-- To do --
Pictures in the entries below are excluded; copy only the lines from the one containing "Emit a Python" to the one containing "10.08, 8.395, 6.561, 5.385, 4.566]", both included.

-- Items --
────────

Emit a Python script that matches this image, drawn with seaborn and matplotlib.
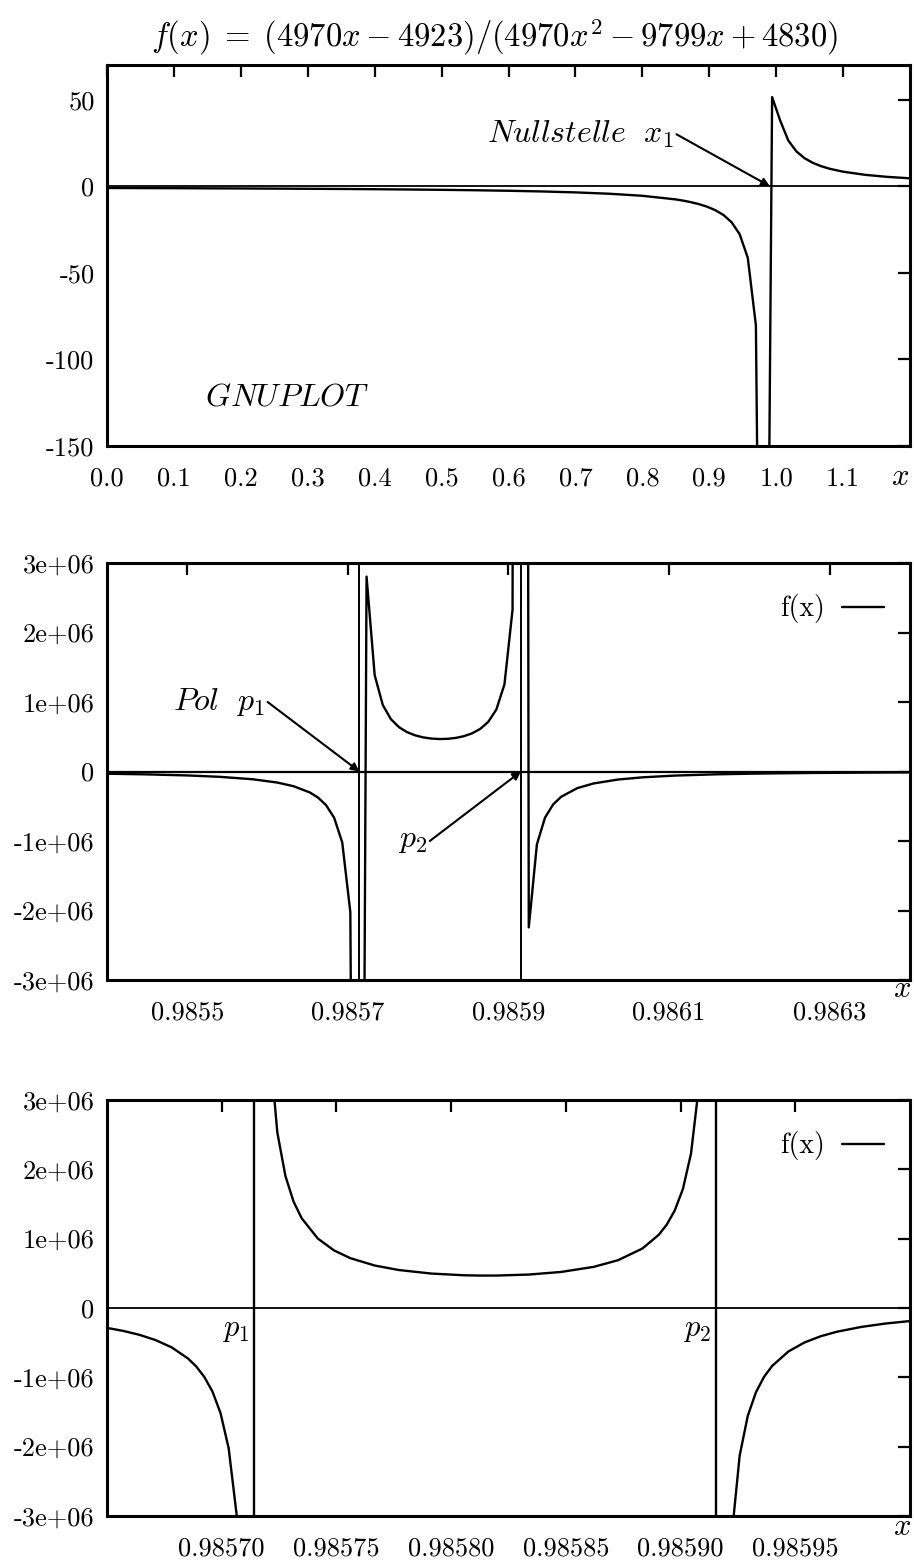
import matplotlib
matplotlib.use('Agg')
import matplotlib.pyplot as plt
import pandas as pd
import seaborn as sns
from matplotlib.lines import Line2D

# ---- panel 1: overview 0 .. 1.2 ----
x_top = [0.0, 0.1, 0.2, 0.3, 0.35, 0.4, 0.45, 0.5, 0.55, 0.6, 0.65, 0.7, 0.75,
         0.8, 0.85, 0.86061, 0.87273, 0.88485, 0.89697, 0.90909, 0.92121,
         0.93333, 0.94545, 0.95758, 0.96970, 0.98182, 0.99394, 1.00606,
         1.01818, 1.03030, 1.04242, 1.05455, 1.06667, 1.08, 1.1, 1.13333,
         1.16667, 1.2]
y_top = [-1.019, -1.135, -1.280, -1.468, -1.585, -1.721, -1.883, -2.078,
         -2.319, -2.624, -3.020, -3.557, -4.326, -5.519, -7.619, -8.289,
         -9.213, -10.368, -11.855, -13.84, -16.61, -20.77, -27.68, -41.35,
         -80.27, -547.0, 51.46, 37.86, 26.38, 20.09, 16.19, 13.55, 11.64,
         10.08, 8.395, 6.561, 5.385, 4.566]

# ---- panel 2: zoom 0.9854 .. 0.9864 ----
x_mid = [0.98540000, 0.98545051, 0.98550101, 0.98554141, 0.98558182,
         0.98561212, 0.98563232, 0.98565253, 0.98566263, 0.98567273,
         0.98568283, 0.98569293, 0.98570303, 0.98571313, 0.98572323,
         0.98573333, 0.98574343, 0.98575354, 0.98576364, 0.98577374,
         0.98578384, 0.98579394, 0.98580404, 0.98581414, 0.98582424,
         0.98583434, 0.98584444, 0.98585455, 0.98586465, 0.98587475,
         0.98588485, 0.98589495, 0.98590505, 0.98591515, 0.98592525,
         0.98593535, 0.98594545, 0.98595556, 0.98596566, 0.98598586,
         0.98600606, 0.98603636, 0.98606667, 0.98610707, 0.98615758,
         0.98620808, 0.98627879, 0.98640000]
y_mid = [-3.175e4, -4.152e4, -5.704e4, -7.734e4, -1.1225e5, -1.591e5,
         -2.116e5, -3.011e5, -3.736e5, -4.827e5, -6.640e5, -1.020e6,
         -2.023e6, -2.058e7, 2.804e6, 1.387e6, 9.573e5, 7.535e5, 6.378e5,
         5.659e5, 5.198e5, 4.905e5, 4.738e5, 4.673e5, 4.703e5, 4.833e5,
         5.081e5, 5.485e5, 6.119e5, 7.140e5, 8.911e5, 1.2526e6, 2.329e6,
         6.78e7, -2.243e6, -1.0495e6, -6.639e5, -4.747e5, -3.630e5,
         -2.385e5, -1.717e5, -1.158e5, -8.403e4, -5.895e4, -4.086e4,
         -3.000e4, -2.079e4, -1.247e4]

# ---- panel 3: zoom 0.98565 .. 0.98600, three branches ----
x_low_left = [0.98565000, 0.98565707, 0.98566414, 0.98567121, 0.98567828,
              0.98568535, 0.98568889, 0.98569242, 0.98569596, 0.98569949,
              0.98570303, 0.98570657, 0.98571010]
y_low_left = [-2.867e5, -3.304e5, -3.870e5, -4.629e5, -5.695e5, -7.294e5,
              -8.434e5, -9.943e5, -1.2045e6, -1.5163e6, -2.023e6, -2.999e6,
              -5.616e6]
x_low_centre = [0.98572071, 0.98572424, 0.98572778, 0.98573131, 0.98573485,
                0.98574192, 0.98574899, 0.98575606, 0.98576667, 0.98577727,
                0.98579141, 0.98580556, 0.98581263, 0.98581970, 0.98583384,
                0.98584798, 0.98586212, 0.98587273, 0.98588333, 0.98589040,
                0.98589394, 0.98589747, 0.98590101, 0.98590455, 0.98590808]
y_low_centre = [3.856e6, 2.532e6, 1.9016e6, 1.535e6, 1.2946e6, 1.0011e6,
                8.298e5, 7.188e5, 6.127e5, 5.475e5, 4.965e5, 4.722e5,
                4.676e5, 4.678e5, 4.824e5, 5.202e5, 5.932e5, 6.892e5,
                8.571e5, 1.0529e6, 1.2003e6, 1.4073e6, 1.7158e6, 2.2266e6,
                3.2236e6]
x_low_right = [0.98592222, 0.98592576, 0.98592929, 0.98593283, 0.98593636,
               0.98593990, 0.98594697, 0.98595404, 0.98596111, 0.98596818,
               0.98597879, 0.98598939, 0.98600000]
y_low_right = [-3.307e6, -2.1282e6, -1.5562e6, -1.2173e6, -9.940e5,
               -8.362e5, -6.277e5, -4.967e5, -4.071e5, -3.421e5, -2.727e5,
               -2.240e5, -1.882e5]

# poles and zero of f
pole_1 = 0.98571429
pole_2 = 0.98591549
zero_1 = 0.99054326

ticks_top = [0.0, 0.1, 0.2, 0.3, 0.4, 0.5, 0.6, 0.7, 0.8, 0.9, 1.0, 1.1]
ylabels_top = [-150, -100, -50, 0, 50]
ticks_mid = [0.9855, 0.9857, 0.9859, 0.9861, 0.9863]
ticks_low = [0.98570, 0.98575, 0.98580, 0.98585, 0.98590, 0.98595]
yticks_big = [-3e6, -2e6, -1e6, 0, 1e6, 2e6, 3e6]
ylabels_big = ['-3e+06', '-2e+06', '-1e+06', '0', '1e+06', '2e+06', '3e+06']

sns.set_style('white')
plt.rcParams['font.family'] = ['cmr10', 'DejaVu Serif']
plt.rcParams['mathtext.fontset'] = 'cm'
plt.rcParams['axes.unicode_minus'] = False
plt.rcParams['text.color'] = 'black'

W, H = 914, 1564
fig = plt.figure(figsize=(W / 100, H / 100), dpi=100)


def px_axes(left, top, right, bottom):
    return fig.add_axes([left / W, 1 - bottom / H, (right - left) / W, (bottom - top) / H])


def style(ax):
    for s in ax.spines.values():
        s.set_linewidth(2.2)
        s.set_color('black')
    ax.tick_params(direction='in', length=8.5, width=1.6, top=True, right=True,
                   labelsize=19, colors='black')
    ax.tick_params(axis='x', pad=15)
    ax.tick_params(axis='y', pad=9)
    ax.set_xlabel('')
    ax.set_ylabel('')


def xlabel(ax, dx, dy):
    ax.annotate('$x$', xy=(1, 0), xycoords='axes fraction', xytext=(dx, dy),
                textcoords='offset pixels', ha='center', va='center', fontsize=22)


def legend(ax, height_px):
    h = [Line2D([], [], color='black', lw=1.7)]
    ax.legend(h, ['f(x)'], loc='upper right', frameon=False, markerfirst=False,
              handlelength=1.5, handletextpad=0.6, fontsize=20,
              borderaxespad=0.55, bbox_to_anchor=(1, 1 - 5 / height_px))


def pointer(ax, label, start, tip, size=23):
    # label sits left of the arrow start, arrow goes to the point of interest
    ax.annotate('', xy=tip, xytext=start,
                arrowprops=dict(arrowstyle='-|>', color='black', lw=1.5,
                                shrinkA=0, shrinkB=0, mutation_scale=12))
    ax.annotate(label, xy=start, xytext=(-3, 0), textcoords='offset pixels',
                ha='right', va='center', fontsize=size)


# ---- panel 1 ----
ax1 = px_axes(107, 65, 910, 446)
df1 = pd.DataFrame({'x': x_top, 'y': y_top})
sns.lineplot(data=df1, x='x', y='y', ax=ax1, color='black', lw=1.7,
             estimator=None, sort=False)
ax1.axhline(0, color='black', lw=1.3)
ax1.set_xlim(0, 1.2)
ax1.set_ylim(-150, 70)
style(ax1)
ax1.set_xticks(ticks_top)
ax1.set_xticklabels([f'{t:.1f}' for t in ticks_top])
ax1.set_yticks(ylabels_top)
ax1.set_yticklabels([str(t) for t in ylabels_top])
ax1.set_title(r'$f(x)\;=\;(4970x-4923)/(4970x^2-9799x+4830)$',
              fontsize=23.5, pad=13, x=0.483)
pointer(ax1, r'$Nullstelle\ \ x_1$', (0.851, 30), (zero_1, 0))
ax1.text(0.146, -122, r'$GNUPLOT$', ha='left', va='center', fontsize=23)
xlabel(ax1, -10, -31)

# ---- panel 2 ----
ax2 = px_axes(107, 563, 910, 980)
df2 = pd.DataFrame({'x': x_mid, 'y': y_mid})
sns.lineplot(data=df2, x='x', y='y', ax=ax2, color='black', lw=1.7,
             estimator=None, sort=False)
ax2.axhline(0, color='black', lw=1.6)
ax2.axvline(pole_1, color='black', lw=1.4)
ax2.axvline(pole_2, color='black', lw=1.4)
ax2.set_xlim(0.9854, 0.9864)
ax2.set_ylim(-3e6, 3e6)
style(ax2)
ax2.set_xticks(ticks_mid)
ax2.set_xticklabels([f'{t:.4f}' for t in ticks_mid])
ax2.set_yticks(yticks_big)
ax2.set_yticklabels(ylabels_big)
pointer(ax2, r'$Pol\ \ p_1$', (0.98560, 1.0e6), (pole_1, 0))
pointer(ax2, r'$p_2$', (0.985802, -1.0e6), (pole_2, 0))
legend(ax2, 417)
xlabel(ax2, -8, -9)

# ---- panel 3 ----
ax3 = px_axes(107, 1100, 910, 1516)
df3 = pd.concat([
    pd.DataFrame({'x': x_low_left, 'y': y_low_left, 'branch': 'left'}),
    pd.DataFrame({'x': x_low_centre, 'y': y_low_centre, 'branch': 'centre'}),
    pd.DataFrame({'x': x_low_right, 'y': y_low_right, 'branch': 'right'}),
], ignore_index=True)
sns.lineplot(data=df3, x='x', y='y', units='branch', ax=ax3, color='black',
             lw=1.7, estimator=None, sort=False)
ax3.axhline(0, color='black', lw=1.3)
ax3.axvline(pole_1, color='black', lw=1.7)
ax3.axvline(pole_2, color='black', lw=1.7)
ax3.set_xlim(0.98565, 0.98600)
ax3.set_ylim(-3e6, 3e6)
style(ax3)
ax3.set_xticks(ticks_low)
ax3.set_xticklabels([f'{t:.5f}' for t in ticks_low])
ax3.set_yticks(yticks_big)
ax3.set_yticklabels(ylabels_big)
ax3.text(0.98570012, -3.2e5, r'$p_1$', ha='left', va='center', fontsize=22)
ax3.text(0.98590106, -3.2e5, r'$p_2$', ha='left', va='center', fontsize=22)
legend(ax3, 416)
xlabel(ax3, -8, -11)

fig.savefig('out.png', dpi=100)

────────

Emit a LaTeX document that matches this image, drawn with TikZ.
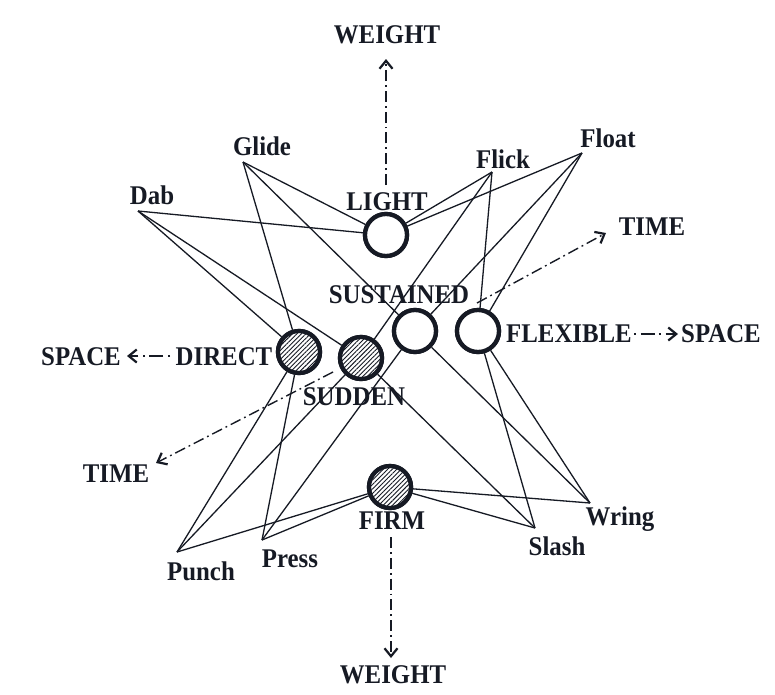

────────

-- The output --
Emit a Python script that matches this image, drawn with seaborn and matplotlib.
import matplotlib
matplotlib.use('Agg')
import matplotlib.pyplot as plt
import pandas as pd
import seaborn as sns
from matplotlib.lines import Line2D

# ---- panel 1: overview 0 .. 1.2 ----
x_top = [0.0, 0.1, 0.2, 0.3, 0.35, 0.4, 0.45, 0.5, 0.55, 0.6, 0.65, 0.7, 0.75,
         0.8, 0.85, 0.86061, 0.87273, 0.88485, 0.89697, 0.90909, 0.92121,
         0.93333, 0.94545, 0.95758, 0.96970, 0.98182, 0.99394, 1.00606,
         1.01818, 1.03030, 1.04242, 1.05455, 1.06667, 1.08, 1.1, 1.13333,
         1.16667, 1.2]
y_top = [-1.019, -1.135, -1.280, -1.468, -1.585, -1.721, -1.883, -2.078,
         -2.319, -2.624, -3.020, -3.557, -4.326, -5.519, -7.619, -8.289,
         -9.213, -10.368, -11.855, -13.84, -16.61, -20.77, -27.68, -41.35,
         -80.27, -547.0, 51.46, 37.86, 26.38, 20.09, 16.19, 13.55, 11.64,
         10.08, 8.395, 6.561, 5.385, 4.566]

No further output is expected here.